Des citoyens traquent les pédocriminels sur les réseaux sociaux avec des faux profils d’enfants
Le Team Moore est un collectif citoyen qui pourchasse les pédocriminels sur les réseaux sociaux en créant de faux profils d'enfants. Depuis quelques mois, il est également actif en Suisse. Deux hommes ont déjà été dénoncés aux polices cantonales.
Depuis quelques mois, Eileen*, une Romande d’une quarantaine d’années, a rejoint le Team Moore. Elle passe 20 heures par semaine, l’équivalent d’un mi-temps, dans la peau d’une adolescente de 13 ans. Eileen poste régulièrement sur le réseau social Facebook des détails fictifs sur la vie de son avatar et répond aux très nombreux hommes qui la sollicitent sur Messenger, la messagerie de la plateforme.
« J’ai été une enfant placée. Lors d’un placement, j’ai été victime d’agression sexuelle. J’ai toujours été sensible à la protection des enfants. Alors quand j’ai lu le livre de Neila Moore, qui raconte l’histoire du collectif, cela a tout de suite été évident pour moi que je devais apporter ma pierre à l’édifice », explique-t-elle dimanche dans le 19h30 de la RTS.
« C’est une activité chronophage et mentalement très lourde »
Neila Moore, fondatrice du Team Moore
Le Team Moore a été fondé il y a cinq ans par deux Français, Steven* et Neila* Moore. « Le fléau pédocriminel est mal géré, car nos polices n’ont malheureusement pas suffisamment de moyens », déplore Neila, qui vit à Lyon. Femme de ménage et mère de famille, elle consacre une bonne partie de son temps et de ses ressources au collectif en vérifiant l’identité et l’extrait de casier de chaque nouveau membre et en le formant.
Le Team Moore compte une cinquantaine de personnes, avec un taux élevé de renouvellement de l’équipe. « C’est une activité chronophage. Mentalement, c’est très lourd. On est amenés à voir des choses horribles », note Neila.
Différents profils de prédateurs
Si les « dick pics » (des photographies de pénis) sont monnaie courante, Neila Moore a aussi reçu des images pédopornographiques ou des vidéos sur lesquelles ses contacts se masturbent en prononçant le nom de son faux profil.
« On classe ces hommes dans trois catégories: tout d’abord, il y a les pervers qui vont parler de sexualité très rapidement. Il y a ensuite les faux anges gardiens qui vont manipuler l’enfant. Ces conversations peuvent durer plusieurs mois. Enfin, il y a les faux profils d’enfants, ceux qui se font passer pour des enfants et utilisent un langage enfantin », détaille la fondatrice.
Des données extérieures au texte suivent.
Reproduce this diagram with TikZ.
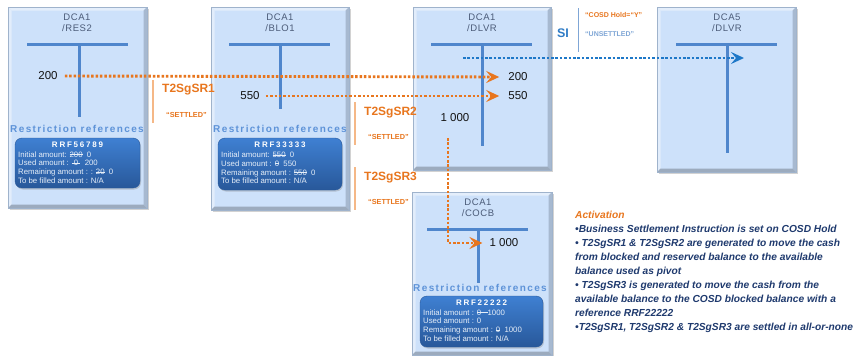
\documentclass[tikz,border=0pt]{standalone}
\usepackage{fontspec}
\setmainfont{Liberation Sans}
\newfontfamily\spacedfont[LetterSpace=14]{Liberation Sans}
\newfontfamily\headfont[LetterSpace=22]{Liberation Sans}
\newfontfamily\titlefont[LetterSpace=6]{Liberation Sans}
\newcommand{\strk}[1]{\setbox0\hbox{#1}\rlap{\rule[0.32em]{\wd0}{0.55pt}}\box0\relax}
\usetikzlibrary{arrows.meta,shadows}
\definecolor{boxfill}{HTML}{CDE1FA}
\definecolor{boxedge}{HTML}{9FB3CC}
\definecolor{bevL}{HTML}{E4EEFB}
\definecolor{bevD}{HTML}{A7B9D0}
\definecolor{tline}{HTML}{4F86CC}
\definecolor{orangeC}{HTML}{E8761E}
\definecolor{sepOr}{HTML}{F5B887}
\definecolor{titleC}{HTML}{4B5B78}
\definecolor{refC}{HTML}{5E93D8}
\definecolor{darkTop}{HTML}{3F80D2}
\definecolor{darkBot}{HTML}{28589A}
\definecolor{rrfText}{HTML}{E6EEF8}
\definecolor{siC}{HTML}{2F7CC6}
\definecolor{sepBlue}{HTML}{7FA6D6}
\definecolor{blueDot}{HTML}{1E78C8}
\definecolor{navy}{HTML}{1F3A6E}
\definecolor{numC}{HTML}{141414}
\tikzset{
 acct/.style={draw=boxedge, line width=0.6pt, fill=boxfill, inner sep=0pt,
   drop shadow={opacity=0.35,shadow xshift=1.5pt,shadow yshift=-2pt},
   path picture={
     \fill[bevL] (path picture bounding box.north west) -- (path picture bounding box.north east)
        -- ([xshift=-3.5pt,yshift=-3.5pt]path picture bounding box.north east)
        -- ([xshift=3.5pt,yshift=-3.5pt]path picture bounding box.north west) -- cycle;
     \fill[bevL!92!boxfill] (path picture bounding box.north west) -- ([xshift=3.5pt,yshift=-3.5pt]path picture bounding box.north west)
        -- ([xshift=3.5pt,yshift=3.5pt]path picture bounding box.south west) -- (path picture bounding box.south west) -- cycle;
     \fill[bevD] (path picture bounding box.north east) -- ([xshift=-3.5pt,yshift=-3.5pt]path picture bounding box.north east)
        -- ([xshift=-3.5pt,yshift=3.5pt]path picture bounding box.south east) -- (path picture bounding box.south east) -- cycle;
     \fill[bevD!90!black!95] (path picture bounding box.south west) -- ([xshift=3.5pt,yshift=3.5pt]path picture bounding box.south west)
        -- ([xshift=-3.5pt,yshift=3.5pt]path picture bounding box.south east) -- (path picture bounding box.south east) -- cycle;
   }},
 ttl/.style={font=\titlefont\fontsize{9.5}{11}\selectfont, text=titleC, align=center, inner sep=0pt},
 tbar/.style={draw=tline, line width=3pt},
 val/.style={font=\fontsize{11.5}{12}\selectfont, text=numC, inner sep=1pt},
 rref/.style={font=\spacedfont\bfseries\fontsize{10}{12}\selectfont, text=refC, inner sep=0pt},
 rrfbox/.style={rounded corners=7pt, top color=darkTop, bottom color=darkBot, draw=darkBot, line width=0.4pt, inner sep=0pt,
   drop shadow={opacity=0.35,shadow xshift=1pt,shadow yshift=-1.5pt}},
 rrfhead/.style={font=\headfont\bfseries\fontsize{8}{9}\selectfont, text=white, inner sep=0pt},
 rrfbody/.style={font=\fontsize{7.8}{8.7}\selectfont, text=rrfText, align=left, inner sep=0pt, anchor=west},
 odots/.style={draw=orangeC, line width=2.9pt, dash pattern=on 2.5pt off 1.9pt},
 bdots/.style={draw=blueDot, line width=2.9pt, dash pattern=on 2.5pt off 1.9pt},
 ptip/.style={-{Stealth[length=13pt,width=12pt,inset=5pt]}},
 sepline/.style={draw=sepOr, line width=1.1pt},
 srlab/.style={font=\bfseries\fontsize{12}{14}\selectfont, text=orangeC, anchor=west, inner sep=0pt},
 stl/.style={font=\bfseries\fontsize{7.3}{8}\selectfont, text=orangeC, anchor=west, inner sep=0pt},
}
\begin{document}
\begin{tikzpicture}[x=1pt,y=-1pt]
\useasboundingbox (0,0) rectangle (855,356);
\fill[white] (0,0) rectangle (855,356);

% account boxes
\node[acct, minimum width=139pt, minimum height=201pt] (res2) at (77.5,107.5) {};
\node[acct, minimum width=138pt, minimum height=203pt] (blo1) at (280,108.5) {};
\node[acct, minimum width=138pt, minimum height=163pt] (dlvr) at (482,88.5) {};
\node[acct, minimum width=139pt, minimum height=165pt] (dlvr5) at (726.5,89.5) {};
\node[acct, minimum width=140pt, minimum height=163pt] (cocb) at (482,273.5) {};

% titles
\node[ttl] (tres2) at (77,23) {DCA1\\/RES2};
\node[ttl] (tblo1) at (280,23) {DCA1\\/BLO1};
\node[ttl] (tdlvr) at (482,23) {DCA1\\/DLVR};
\node[ttl] (tdlvr5) at (727,23) {DCA5\\/DLVR};
\node[ttl] (tcocb) at (478,207.5) {DCA1\\/COCB};

% T accounts
\draw[tbar] (27,44) -- (128,44); \draw[tbar] (79,44) -- (79,117);
\draw[tbar] (229,44) -- (330,44); \draw[tbar] (280,44) -- (280,109);
\draw[tbar] (431,44) -- (532,44); \draw[tbar] (482,44) -- (482,146);
\draw[tbar] (676,44) -- (777,44); \draw[tbar] (727,44) -- (727,153);
\draw[tbar] (427,229) -- (528,229); \draw[tbar] (478,229) -- (478,283);

% values
\node[val] (a200) at (48,76) {200};
\node[val] (b550) at (250,96) {550};
\node[val] (c200) at (518,77) {200};
\node[val] (c550) at (518,96) {550};
\node[val] (c1000) at (455,118) {1 000};
\node[val] (d1000) at (504,243) {1 000};

% restriction references
\node[rref] (r1) at (77,129) {Restriction references};
\node[rref] (r2) at (280,129) {Restriction references};
\node[rref] (r4) at (480,288) {Restriction references};

\node[rrfbox, minimum width=125pt, minimum height=50pt] (k1) at (77.5,163) {};
\node[rrfhead] (h1) at (77.5,145) {RRF56789};
\node[rrfbody] (b1) at (18,167.5) {Initial amount: \strk{200}\ \ 0\\Used amount : \strk{\ 0\ }\ \ 200\\Remaining amount : : \strk{20}\ \ 0\\To be filled amount : N/A};

\node[rrfbox, minimum width=124pt, minimum height=52pt] (k2) at (280,164) {};
\node[rrfhead] (h2) at (280,145) {RRF33333};
\node[rrfbody] (b2) at (221,168) {Initial amount: \strk{550}\ \ 0\\Used amount : \strk{0}\ \ 550\\Remaining amount : \strk{550}\ \ 0\\To be filled amount : N/A};

\node[rrfbox, minimum width=123pt, minimum height=51pt] (k4) at (481.5,321.5) {};
\node[rrfhead] (h4) at (481.5,303) {RRF22222};
\node[rrfbody] (b4) at (423,325.5) {Initial amount : \strk{0\ \ \ }1000\\Used amount : 0\\Remaining amount : \strk{0}\ \ 1000\\To be filled amount : N/A};

% connectors
\draw[odots, ptip] ([xshift=6pt]a200.east) -- ([xshift=-8pt]c200.west);
\draw[odots, ptip] ([xshift=5pt]b550.east) -- ([xshift=-8pt]c550.west);
\coordinate (dstart) at (448,138);
\draw[odots, ptip] (dstart) |- ([xshift=-6pt]d1000.west);
\coordinate (siStart) at (463,58);
\coordinate (siEnd) at (744,58);
\draw[bdots, ptip] (siStart) -- (siEnd);

% settlement restriction labels
\draw[sepline] (153,80) -- (153,123);
\node[srlab] (sr1) at (162,90) {T2SgSR1};
\node[stl] (st1) at (166,115) {“SETTLED”};
\draw[sepline] (355,102) -- (355,145);
\node[srlab] (sr2) at (364,113) {T2SgSR2};
\node[stl] (st2) at (368,137) {“SETTLED”};
\draw[sepline] (355,167) -- (355,210);
\node[srlab] (sr3) at (364,178) {T2SgSR3};
\node[stl] (st3) at (368,202) {“SETTLED”};

% SI label
\node[font=\bfseries\fontsize{12.5}{14}\selectfont, text=siC, inner sep=0pt] (si) at (563,33) {SI};
\draw[draw=sepBlue, line width=1pt] (578,8) -- (578,52);
\node[stl, font=\bfseries\fontsize{7}{8}\selectfont] (hold) at (585,15) {“COSD Hold=“Y”};
\node[stl, font=\bfseries\fontsize{7}{8}\selectfont, text=sepBlue] (unst) at (585,34) {“UNSETTLED”};

% activation text
\node[anchor=north west, inner sep=0pt, align=left, text=navy,
  font=\bfseries\itshape\fontsize{10.2}{14}\selectfont] (act) at (575,211)
  {{\color{orangeC}Activation}\\
   •Business Settlement Instruction is set on COSD Hold\\
   • T2SgSR1 \& T2SgSR2 are generated to move the cash\\
   from blocked and reserved balance to the available\\
   balance used as pivot\\
   • T2SgSR3 is generated to move the cash from the\\
   available balance to the COSD blocked balance with a\\
   reference RRF22222\\
   •T2SgSR1, T2SgSR2 \& T2SgSR3 are settled in all-or-none};
\end{tikzpicture}
\end{document}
A leurs débuts, les membres du Team Moore se rendaient aux rendez-vous proposés par les pédophiles. Une pratique qu’ils ont fini par abandonner. « Au début, la police ne nous prenait pas au sérieux. Mais depuis quelques années, les magistrats nous connaissent et ça se passe souvent très bien. Nous n’avons donc plus besoin de mener ce genre d’actions », précise Neila Moore.
Des règles strictes
Le collectif dénonce entre 10 et 18 personnes par mois aux autorités compétentes. Leurs signalements ont abouti à des dizaines de condamnations, parfois très lourdes.
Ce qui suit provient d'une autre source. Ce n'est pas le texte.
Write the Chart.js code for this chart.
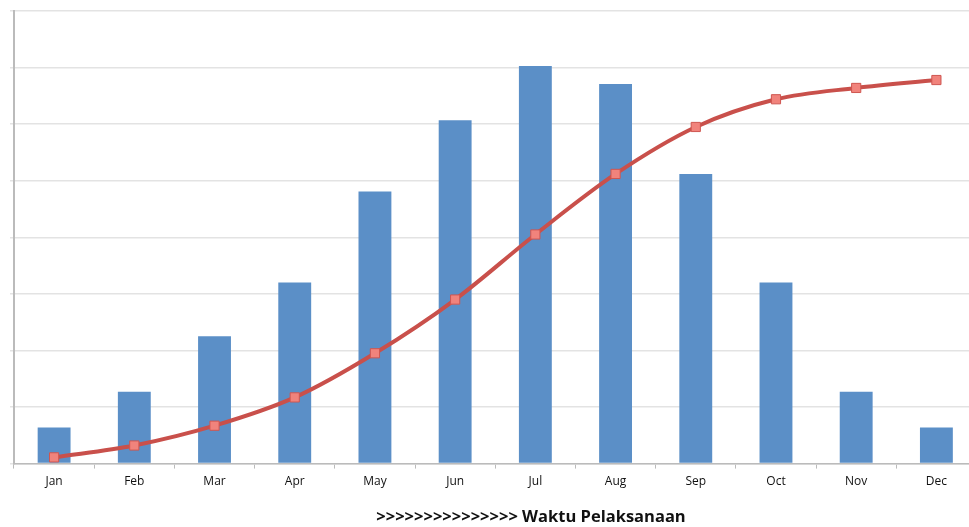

Les conversations sur les réseaux sociaux sont très cadrées. Les membres de la Team Moore utilisent leurs propres photos, rajeunies grâce à des filtres pour illustrer les profils. L’âge des adolescents et adolescentes est clairement indiqué et rappelé dans les conversations. Par ailleurs, ce sont toujours les prédateurs qui doivent prendre contact avec les enfants.
Un Vaudois sous enquête
Le faux profil d’Eileen a déjà permis de signaler deux cas aux autorités suisses: celui d’un Bâlois qui avait envoyé des images pornographiques et d’un Vaudois qui avait tenté de rencontrer la fausse adolescente contactée.
« Le cas qui nous a été transmis est un cas qui justifie qu’on mène des investigations pour établir une éventuelle activité délictueuse et qui pourrait parfaitement justifier une investigation secrète. C’est un cas sur lequel nos spécialistes vont travailler », assure Jean-Christophe Sauterel, chef de la communication de la police vaudoise.
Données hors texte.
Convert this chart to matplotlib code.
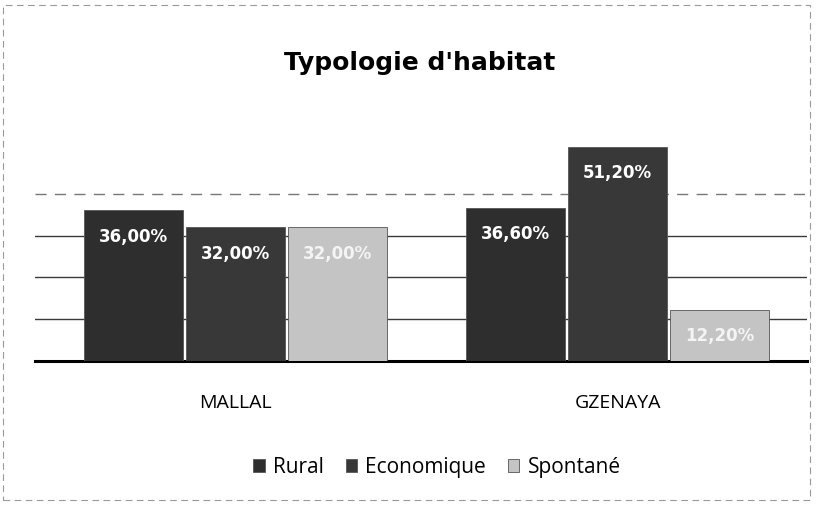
import numpy as np
import matplotlib.pyplot as plt
from matplotlib.patches import Rectangle

# données
categories = ['MALLAL', 'GZENAYA']
series = ['Rural', 'Economique', 'Spontané']
rural = [36.00, 36.60]
economique = [32.00, 51.20]
spontane = [32.00, 12.20]
values = [rural, economique, spontane]

colors = ['#2e2e2e', '#383838', '#c4c4c4']
label_colors = ['white', 'white', '#f4f4f4']

fig = plt.figure(figsize=(8.23, 5.05), dpi=100)
ax = fig.add_axes([0.043, 0.285, 0.937, 0.497])

x = np.arange(len(categories))
width = 0.267
for i, (name, vals) in enumerate(zip(series, values)):
    pos = x + (i - 1) * width
    bars = ax.bar(pos, vals, width * 0.97, color=colors[i], label=name,
                  edgecolor='#555555', linewidth=0.6, zorder=3)
    for b, v in zip(bars, vals):
        txt = f'{v:.2f}%'.replace('.', ',')
        ypos = max(v - 6.3, v * 0.45)
        ax.text(b.get_x() + b.get_width() / 2, ypos, txt, ha='center', va='center',
                color=label_colors[i], fontsize=12, fontweight='bold',
                family='DejaVu Sans', zorder=4)

ax.set_xlim(-0.524, 1.494)
ax.set_ylim(0, 60)
for lvl in [10, 20, 30]:
    ax.axhline(lvl, color='#3a3a3a', linewidth=1.0, zorder=0)
ax.axhline(40, color='#777777', linewidth=1.0, linestyle=(0, (8, 6)), zorder=0)
ax.set_yticks([])
ax.set_xticks(x)
ax.set_xticklabels(categories, family='Open Sans', fontsize=14)
ax.tick_params(axis='x', length=0, pad=24)
for s in ['top', 'right', 'left']:
    ax.spines[s].set_visible(False)
ax.spines['bottom'].set_linewidth(2.2)
ax.spines['bottom'].set_color('black')

fig.text(0.51, 0.875, "Typologie d'habitat", ha='center', va='center',
         fontsize=18, fontweight='bold', family='DejaVu Sans')

fig.legend(loc='center', bbox_to_anchor=(0.531, 0.075), ncol=3, frameon=False,
           prop={'family': 'Open Sans', 'size': 15}, handlelength=0.55,
           handleheight=0.55, handletextpad=0.4, columnspacing=1.05)

# cadre en pointillés autour du graphique
fig.patches.append(Rectangle((0.004, 0.01), 0.98, 0.98, transform=fig.transFigure,
                             fill=False, edgecolor='#999999', linestyle=(0, (6, 4)),
                             linewidth=0.8))

fig.savefig('out.png', dpi=100)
S’il admet que le dossier transmis est de bonne tenue, le responsable se méfie de ces citoyens et citoyennes qui endossent des rôles dévolus à la police. « Ce sont des gens qui sortent du cadre légal et qui ne sont pas autorisés à le faire selon la législation suisse. Ce travail est exclusivement un travail de police, ces gens peuvent potentiellement se mettre en danger et surtout commettre des infractions », juge le porte-parole.
Le mouvement n’est pourtant pas près de s’éteindre. Chaque jour, le Team Moore reçoit une dizaine de candidatures pour rejoindre ses rangs.